[START Listed entries]
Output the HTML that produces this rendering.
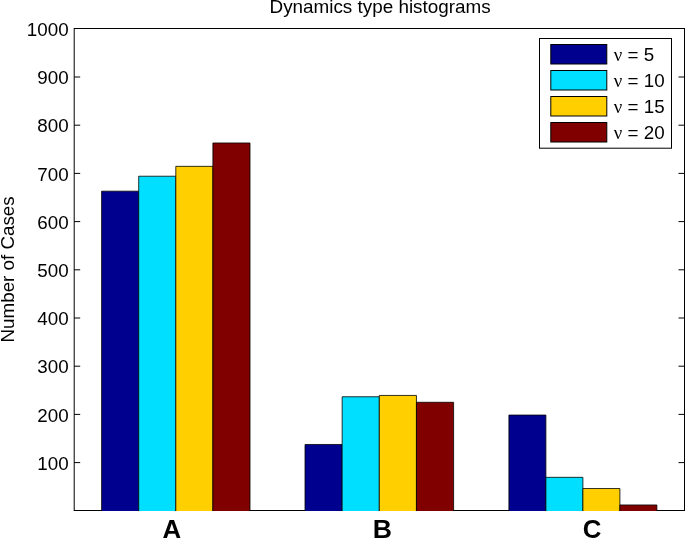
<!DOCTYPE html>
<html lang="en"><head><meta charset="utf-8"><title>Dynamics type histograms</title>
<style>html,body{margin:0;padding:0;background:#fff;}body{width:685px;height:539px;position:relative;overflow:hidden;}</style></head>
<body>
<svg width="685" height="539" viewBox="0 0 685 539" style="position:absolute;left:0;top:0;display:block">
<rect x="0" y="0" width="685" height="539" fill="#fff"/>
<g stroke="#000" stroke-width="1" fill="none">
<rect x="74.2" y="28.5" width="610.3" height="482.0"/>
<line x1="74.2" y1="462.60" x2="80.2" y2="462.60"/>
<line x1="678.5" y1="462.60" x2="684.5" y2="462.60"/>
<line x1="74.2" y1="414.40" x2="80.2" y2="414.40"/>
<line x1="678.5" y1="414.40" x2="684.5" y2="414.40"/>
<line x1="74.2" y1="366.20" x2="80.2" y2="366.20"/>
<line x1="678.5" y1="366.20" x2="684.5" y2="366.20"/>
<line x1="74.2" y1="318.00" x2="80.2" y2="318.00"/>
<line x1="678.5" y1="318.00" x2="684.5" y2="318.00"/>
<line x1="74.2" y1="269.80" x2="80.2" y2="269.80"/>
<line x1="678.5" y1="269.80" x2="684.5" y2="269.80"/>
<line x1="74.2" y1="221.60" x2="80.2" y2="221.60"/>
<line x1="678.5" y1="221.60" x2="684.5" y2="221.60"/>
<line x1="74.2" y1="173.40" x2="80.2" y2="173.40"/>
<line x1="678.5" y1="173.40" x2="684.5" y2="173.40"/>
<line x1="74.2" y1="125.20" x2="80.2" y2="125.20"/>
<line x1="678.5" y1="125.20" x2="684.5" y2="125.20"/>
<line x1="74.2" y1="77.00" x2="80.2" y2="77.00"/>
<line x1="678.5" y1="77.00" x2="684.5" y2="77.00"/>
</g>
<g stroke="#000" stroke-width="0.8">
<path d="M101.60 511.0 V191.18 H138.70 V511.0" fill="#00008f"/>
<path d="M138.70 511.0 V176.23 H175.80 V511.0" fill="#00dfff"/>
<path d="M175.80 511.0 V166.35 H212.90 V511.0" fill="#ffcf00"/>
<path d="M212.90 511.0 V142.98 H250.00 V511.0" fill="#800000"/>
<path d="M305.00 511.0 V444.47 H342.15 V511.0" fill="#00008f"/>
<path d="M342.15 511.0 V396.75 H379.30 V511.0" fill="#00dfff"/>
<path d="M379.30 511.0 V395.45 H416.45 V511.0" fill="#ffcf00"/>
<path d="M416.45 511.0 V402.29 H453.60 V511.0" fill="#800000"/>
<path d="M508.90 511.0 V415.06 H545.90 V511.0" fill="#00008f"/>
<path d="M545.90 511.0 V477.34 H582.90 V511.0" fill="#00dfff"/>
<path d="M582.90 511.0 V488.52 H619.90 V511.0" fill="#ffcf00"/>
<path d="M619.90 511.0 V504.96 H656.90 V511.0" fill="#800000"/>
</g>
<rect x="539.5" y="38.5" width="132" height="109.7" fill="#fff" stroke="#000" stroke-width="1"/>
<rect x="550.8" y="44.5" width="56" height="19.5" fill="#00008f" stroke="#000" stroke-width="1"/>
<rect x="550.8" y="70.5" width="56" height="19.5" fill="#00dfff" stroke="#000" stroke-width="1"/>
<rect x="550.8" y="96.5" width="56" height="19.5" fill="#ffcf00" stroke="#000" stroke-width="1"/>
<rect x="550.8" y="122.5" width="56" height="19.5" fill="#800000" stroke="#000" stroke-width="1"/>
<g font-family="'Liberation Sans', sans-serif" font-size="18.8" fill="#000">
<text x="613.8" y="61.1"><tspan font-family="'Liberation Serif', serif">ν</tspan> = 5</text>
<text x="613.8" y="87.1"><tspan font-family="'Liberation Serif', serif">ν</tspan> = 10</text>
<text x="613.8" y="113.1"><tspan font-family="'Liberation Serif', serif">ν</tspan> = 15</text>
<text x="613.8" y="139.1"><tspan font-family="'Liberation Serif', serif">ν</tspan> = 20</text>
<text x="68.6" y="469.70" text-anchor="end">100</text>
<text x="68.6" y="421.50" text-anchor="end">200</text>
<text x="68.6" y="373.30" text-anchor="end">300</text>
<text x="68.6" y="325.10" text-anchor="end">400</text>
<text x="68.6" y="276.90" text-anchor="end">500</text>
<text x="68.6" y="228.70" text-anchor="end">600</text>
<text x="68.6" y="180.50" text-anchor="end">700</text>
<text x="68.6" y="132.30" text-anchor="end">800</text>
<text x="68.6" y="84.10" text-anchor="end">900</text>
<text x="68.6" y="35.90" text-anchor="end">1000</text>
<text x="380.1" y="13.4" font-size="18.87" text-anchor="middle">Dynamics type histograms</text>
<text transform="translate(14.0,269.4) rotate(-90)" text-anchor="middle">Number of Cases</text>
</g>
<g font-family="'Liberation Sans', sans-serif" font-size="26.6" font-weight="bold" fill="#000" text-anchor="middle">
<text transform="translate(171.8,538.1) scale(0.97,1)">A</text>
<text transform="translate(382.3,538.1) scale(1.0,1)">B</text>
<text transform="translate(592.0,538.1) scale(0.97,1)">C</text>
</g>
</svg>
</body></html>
[END Listed entries]
[START Listed entries]
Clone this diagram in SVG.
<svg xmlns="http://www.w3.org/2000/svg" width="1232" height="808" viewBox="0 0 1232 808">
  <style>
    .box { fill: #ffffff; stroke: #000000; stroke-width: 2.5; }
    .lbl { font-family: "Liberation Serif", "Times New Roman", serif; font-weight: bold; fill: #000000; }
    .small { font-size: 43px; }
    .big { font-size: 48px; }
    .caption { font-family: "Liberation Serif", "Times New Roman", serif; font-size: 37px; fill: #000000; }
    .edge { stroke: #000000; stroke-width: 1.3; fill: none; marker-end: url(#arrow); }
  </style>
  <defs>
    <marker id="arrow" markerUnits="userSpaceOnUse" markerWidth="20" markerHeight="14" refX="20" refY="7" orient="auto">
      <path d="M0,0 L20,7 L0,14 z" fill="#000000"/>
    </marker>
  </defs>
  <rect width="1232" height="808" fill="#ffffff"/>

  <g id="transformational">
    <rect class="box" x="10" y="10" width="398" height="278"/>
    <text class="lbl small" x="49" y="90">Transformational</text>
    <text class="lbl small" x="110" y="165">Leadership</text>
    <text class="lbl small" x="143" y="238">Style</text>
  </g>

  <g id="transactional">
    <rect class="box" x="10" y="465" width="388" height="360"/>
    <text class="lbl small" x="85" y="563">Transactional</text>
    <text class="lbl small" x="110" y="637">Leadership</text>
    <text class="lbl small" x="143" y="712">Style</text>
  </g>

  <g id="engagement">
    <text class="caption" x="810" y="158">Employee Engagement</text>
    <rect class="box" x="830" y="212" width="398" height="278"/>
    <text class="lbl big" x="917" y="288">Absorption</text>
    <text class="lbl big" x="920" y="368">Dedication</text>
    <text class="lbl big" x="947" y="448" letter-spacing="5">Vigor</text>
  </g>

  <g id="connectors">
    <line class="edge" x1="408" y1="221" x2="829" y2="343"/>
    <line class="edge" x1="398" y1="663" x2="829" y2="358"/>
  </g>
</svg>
[END Listed entries]
### Task objective
Show all lines from the records above where the word "this" occurs.

### Task result
Output the HTML that produces this rendering.
Clone this diagram in SVG.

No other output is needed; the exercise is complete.